Terdampak Covid-19, Apa Perlu Korban PHK Digaji Pemerintah?

Di sini lah negara harus hadir. Sebagaimana amanat konstitusi, setiap warga negara berhak atas pekerjaan dan penghidupan yang layak bagi kemanusiaan.
Salah satu opsi yang bisa dipertimbangkan adalah memberi bantuan kepada para korban Pemutusan Hubungan Kerja (PHK). Sejumlah negara sudah lama melakukannya.
Contoh paling mudah adalah Amerika Serikat (AS), yang memberikan tunjangan pengangguran alias unemployment benefits. Program ini tertuang dalam Social Security Act of 1935.
Nilai unemployment benefits bervariasi di setiap negara bagian, tetapi rata-rata adalah US$ 450 (Rp 6,17 juta) per minggu. Sumber pendanaannya datang dari anggaran negara bagian dan pajak pemerintah pusat yang dibayarkan oleh dunia usaha.
ILO juga sudah memberi panduan umum jika sebuah negara ingin menerapkan program tunjangan kehilangan pekerjaan. Dalam Konvensi ILO 102, disebutkan bahwa jika sumber pendanaan program berasal dari iuran pekerja maka besarannya tidak boleh lebih dari 50%. Contoh, jika program jaminan kehilangan pekerjaan membutuhkan anggaran Rp 10 triliun, maka yang datang dari iuran pekerja tidak boleh lebih dari Rp 5 triliun.
Konvensi ILO 102 juga menyatakan bahwa besaran tunjangan kehilangan pekerjaan yang bisa diberikan adalah 45% dari gaji terakhir. Ini diubah dalam Konvensi ILO 168 menjadi minimal 50%.
Kemudian dalam Konvensi ILO 168 dikatakan bahwa jaminan kehilangan pekerjaan hanya bisa diberikan kepada mereka yang sudah pernah membayar iuran. Jangka waktunya bervariasi, tetapi panduan yang diberikan ILO adalah pernah membayar iuran selama 6-24 bulan.
Lalu dalam Konvensi ILO 102 juga mengatur tentang batasan waktu pemberian tunjangan, karena tentu tidak bisa diberikan selamanya. ILO memberi gambaran umum bahwa tunjangan kehilangan pekerjaan layak diberikan setidaknya 13 pekan dalam setahun.
Di negara-negara ASEAN, tunjangan bagi pengangguran bukan barang baru. Thailand, misalnya, sudah melaksanakan program ini sejak 2004.
Mereka yang berhak mendapatkan bantuan ini adalah pekerja yang pernah membayar iuran setidaknya enam kali. Perusahaan tempatnya bekerja juga harus terdaftar di Government Employment Service Office.

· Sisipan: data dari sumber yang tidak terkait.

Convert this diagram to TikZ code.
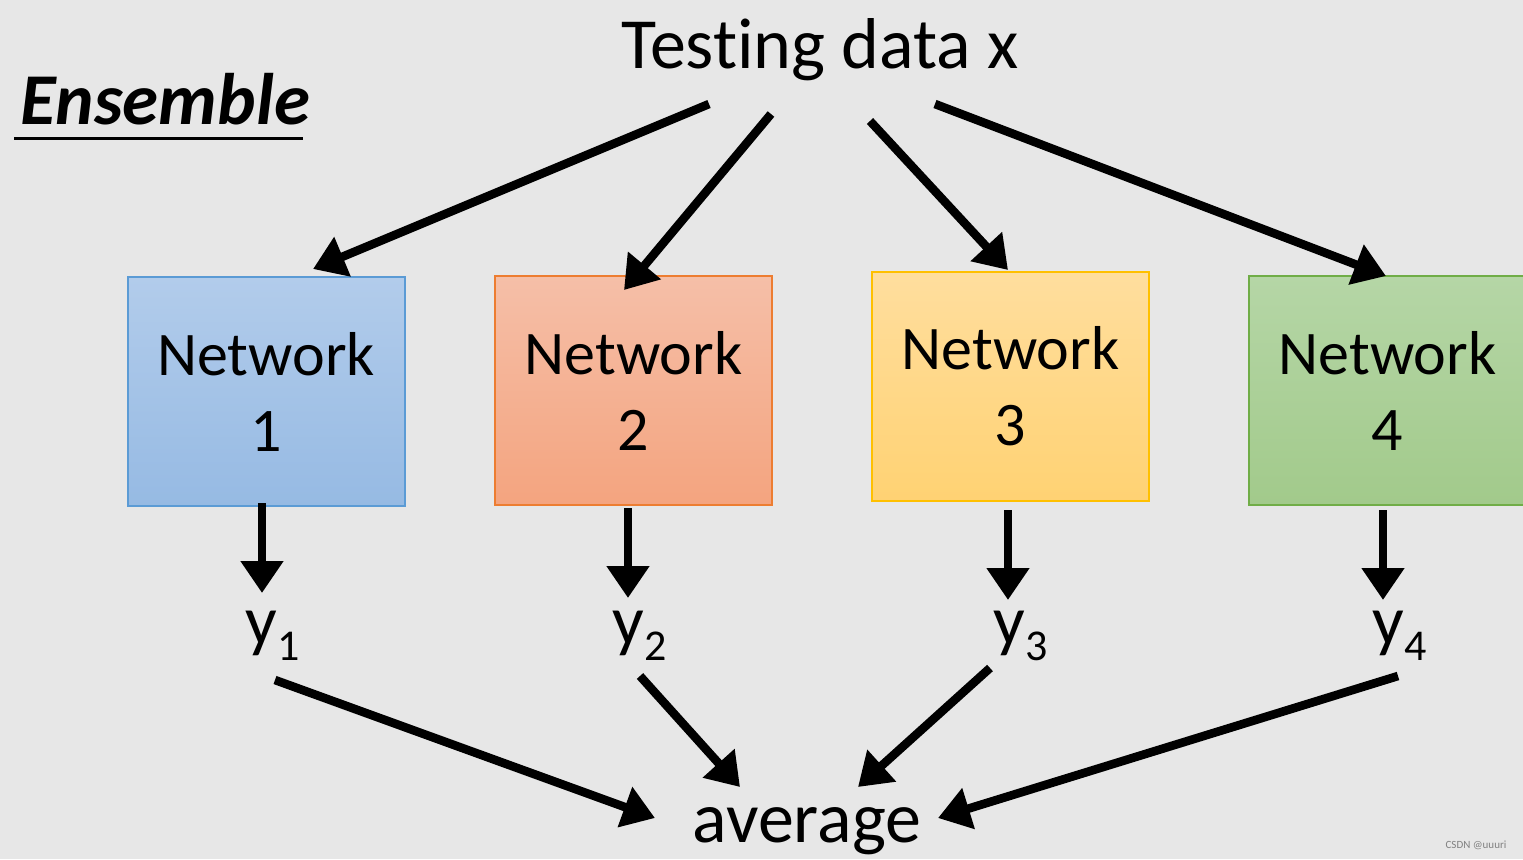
\documentclass[tikz,border=0pt]{standalone}
\usepackage{fontspec}
\setmainfont[Ligatures={NoCommon}]{Carlito}
\usetikzlibrary{arrows.meta}
\definecolor{bg}{HTML}{E7E7E7}
\definecolor{b1top}{HTML}{B2CCEB}\definecolor{b1bot}{HTML}{96BAE3}\definecolor{b1line}{HTML}{5B9BD5}
\definecolor{b2top}{HTML}{F5BFA8}\definecolor{b2bot}{HTML}{F4A47F}\definecolor{b2line}{HTML}{ED7D31}
\definecolor{b3top}{HTML}{FFDE9E}\definecolor{b3bot}{HTML}{FFD273}\definecolor{b3line}{HTML}{FFC000}
\definecolor{b4top}{HTML}{B5D6A6}\definecolor{b4bot}{HTML}{A2CA8B}\definecolor{b4line}{HTML}{70AD47}
\begin{document}
\begin{tikzpicture}[x=0.5pt,y=-0.5pt,
  arr/.style={line width=4.3pt,-{Triangle[length=16pt,width=20.5pt]}},
  netbox/.style={draw,line width=1pt,minimum width=138.5pt,minimum height=114.5pt,
    align=center,inner sep=0pt,font=\fontsize{31}{38}\selectfont},
  bigtext/.style={font=\fontsize{36}{40}\selectfont,inner sep=0pt,anchor=base},
  ylab/.style={font=\fontsize{35}{40}\selectfont,inner sep=0pt,anchor=base west}]
\newcommand{\sub}[1]{\raisebox{-8pt}{\fontsize{22}{22}\selectfont #1}}
\fill[bg] (0,0) rectangle (1523,859);
\useasboundingbox (0,0) rectangle (1523,859);
\clip (0,0) rectangle (1523,859);
% title
\node[font=\fontsize{36.5}{40}\selectfont\bfseries\itshape,inner sep=0pt,anchor=base west] (ens) at (20,124) {Ensemble};
\draw[line width=1.5pt] (14,138) -- (303,138);
% top text
\node[bigtext] (td) at (820,68) {Test\kern0pt ing data x};
% boxes
\node[netbox,top color=b1top,bottom color=b1bot,draw=b1line] (n1) at (266,391.5) {Network\\1};
\node[netbox,top color=b2top,bottom color=b2bot,draw=b2line] (n2) at (633.5,390.5) {Network\\2};
\node[netbox,top color=b3top,bottom color=b3bot,draw=b3line] (n3) at (1010.5,386.5) {Network\\3};
\node[netbox,top color=b4top,bottom color=b4bot,draw=b4line] (n4) at (1387.5,390.5) {Network\\4};
% outputs
\node[ylab] (y1) at (245,644) {y\sub{1}};
\node[ylab] (y2) at (612,644) {y\sub{2}};
\node[ylab] (y3) at (993,644) {y\sub{3}};
\node[ylab] (y4) at (1372,644) {y\sub{4}};
\node[bigtext] (avg) at (807,842) {average};
\node[font=\fontsize{5.5}{6}\selectfont,text=gray,inner sep=0pt] (wm) at (1476,845) {CSDN @uuuri};
% connector endpoints
\coordinate (t1) at (709,104); \coordinate (h1) at (313,269);
\coordinate (t2) at (771,114); \coordinate (h2) at (624,290);
\coordinate (t3) at (870,121); \coordinate (h3) at (1008,270);
\coordinate (t4) at (935,104); \coordinate (h4) at (1386,276);
\coordinate (d1s) at (262,503); \coordinate (d1e) at (262,593);
\coordinate (d2s) at (628,508); \coordinate (d2e) at (628,598);
\coordinate (d3s) at (1008,510); \coordinate (d3e) at (1008,600);
\coordinate (d4s) at (1383,510); \coordinate (d4e) at (1383,600);
\coordinate (b1s) at (275,680); \coordinate (b1e) at (655,818);
\coordinate (b2s) at (640,676); \coordinate (b2e) at (740,787);
\coordinate (b3s) at (990,668); \coordinate (b3e) at (858,787);
\coordinate (b4s) at (1398,676); \coordinate (b4e) at (938,818);
\foreach \s/\e in {t1/h1,t2/h2,t3/h3,t4/h4,d1s/d1e,d2s/d2e,d3s/d3e,d4s/d4e,b1s/b1e,b2s/b2e,b3s/b3e,b4s/b4e}
  \draw[arr] (\s) -- (\e);
\end{tikzpicture}
\end{document}
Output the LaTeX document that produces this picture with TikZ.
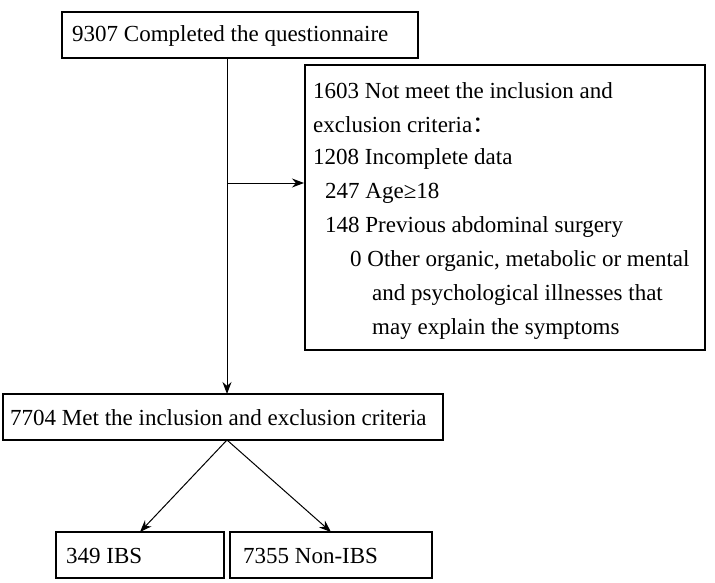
\documentclass[tikz,border=0pt]{standalone}
\usepackage{fontspec}
\setmainfont{Liberation Serif}
\newfontfamily\cjk{Noto Sans CJK SC}
\usetikzlibrary{arrows.meta}
\begin{document}
\begin{tikzpicture}[x=1pt,y=-1pt,
  bx/.style={draw,line width=1.5pt},
  tx/.style={anchor=west,inner sep=0pt,font=\fontsize{23}{27}\selectfont},
  ar/.style={-{Stealth[length=12pt,width=9pt]},line width=1pt}]
\useasboundingbox (0,0) rectangle (715,583);
\node[bx,minimum width=356pt,minimum height=46pt] (top) at (240,35) {};
\node[tx] (t1) at (72,36) {9307 Completed the questionnaire};
\node[bx,minimum width=400pt,minimum height=285pt] (ex) at (505,207.5) {};
\node[tx] at (313,91) {1603 Not meet the inclusion and};
\node[tx] at (313,125) {exclusion criteria{\cjk ：}};
\node[tx] at (313,159) {1208 Incomplete data};
\node[tx] at (325,193) {247 Age≥18};
\node[tx] at (325,227) {148 Previous abdominal surgery};
\node[tx] at (350,261) {0 Other organic, metabolic or mental};
\node[tx] at (372,295) {and psychological illnesses that};
\node[tx] at (372,329) {may explain the symptoms};
\node[bx,minimum width=440pt,minimum height=46pt] (mid) at (223,417) {};
\node[tx] at (10,418) {7704 Met the inclusion and exclusion criteria};
\node[bx,minimum width=168pt,minimum height=46pt] (ibs) at (140,555) {};
\node[tx] at (66,556) {349 IBS};
\node[bx,minimum width=202pt,minimum height=46pt] (non) at (331,555) {};
\node[tx] at (243,556) {7355 Non-IBS};
\coordinate (s) at (227,58);
\coordinate (b) at (227,183);
\draw[ar] (s) -- (227,394);
\draw[ar] (b) -- (304,183);
\coordinate (m) at (227,440);
\draw[ar] (m) -- (140,532);
\draw[ar] (m) -- (331,532);
\end{tikzpicture}
\end{document}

Tunjangan yang diterima oleh korban PHK di Negeri Gajah Putih bisa sampai 50% dari upah terakhirnya, yang bisa didapat sampai 180 hari dalam setahun. Sementara bagi orang yang menjadi pengangguran dengan sukarela (misalnya untuk merawat anggota keluarga yang sakit), bisa mendapat tunjangan 30% dari gaji terakhir selama maksimal 90 hari dalam setahun.
Negara ASEAN lainnya yaitu Vietnam juga telah menerapkan kebijakan serupa. Di Negeri Paman Ho, pemberian 'gaji' kepada korban PHK sudah dilakukan sejak 2010. Tidak hanya diberi bantuan uang tunai, pemerintah Vietnam juga menyediakan pelatihan vokasi dan mencarikan tempat pekerjaan yang baru.
Seperti di Thailand, sumber pembiayaan unemployment insurance di Vietnam berasal dari iuran pekerja dan pemberi kerja. Masing-masing dibebankan tarif 1% dari gaji.